It is astonishing that so many members of the aid community have ignored tax for so long. Action on international taxation is, quite simply, the key to lifting hundreds of millions of people out of poverty.
The path forwards
International development policies (that is, efforts to help turn poor, fragile countries into strong, rich ones) have focused far too much, for far too long on the supply of foreign aid to developing countries. Some aid works, some probably doesn't, but there is not even a clear consensus among academics and economists how effective aid has generally been in addressing world poverty.
Whatever the truth about aid, TJN believes that there is a more sustainable way to promote development that must urgently also be considered: to give countries the freedom to pay for their own development by raising their own revenues. One way to do this is to fight against tax havens, which suck financial capital out of countries (and the poorest countries are the most vulnerable) by offering secrecy and other corrupting services. Banks and accountants based in tax havens encourage élites to send their wealth offshore, depriving economies of investment and depriving governments of tax revenues to finance the infrastructure and other public goods necessary for development. As a result of the tax haven scandal, poor countries too often have to rely on aid to replace the lost taxes.
Development institutions like the World Bank – despite assaults on taxation by numerous vested interests and ideologues - have begun to wake up to the importance of tax in development. The UN hosted a landmark conference on Financing for Development (FFD) in 2002 in Monterrey, Mexico, which adopted the “Monterrey Consensus," in which it was explicitly recognised that it was essential to mobilise domestic resources – that is, tax. The IMF, OECD and World Bank also pledged to improve international co-operation on tax. As the IMF put it:
Developing countries must be able to raise the revenues required to finance the services demanded by their citizens and the infrastructure (physical and social) that will enable them to move out of poverty. Taxation will play the key role in this revenue mobilization. . . . the increasing globalization of the economy is relevant both for developed and developing countries. The constraints that it places on countries' ability to set and enforce their own taxes are felt increasingly keenly.

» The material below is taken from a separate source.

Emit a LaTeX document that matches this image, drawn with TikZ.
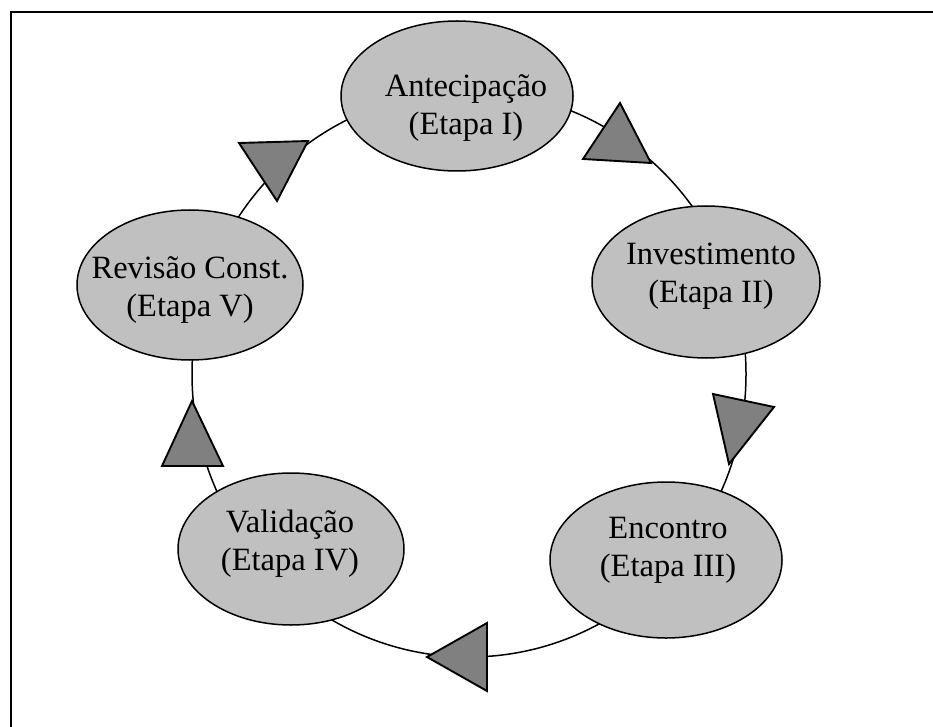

In this context, the constraints of globalization are largely caused by tax evasion and avoidance, and tax competition. This was recognized in the Monterrey Consensus. One of the tangible outcomes of Monterrey was the decision of the UN General Assembly in December 2003 to create a committee of Tax Experts. However, the new Committee, which meets once a year in Geneva, remains largely dominated by representatives of the rich countries, and has scarcely begun to develop a new agenda to reflect the concerns outlined at Monterrey. There have been many criticisms (such as this one) of the Monterrey process, notably that it has ignored the concerns of poor countries to a large degree.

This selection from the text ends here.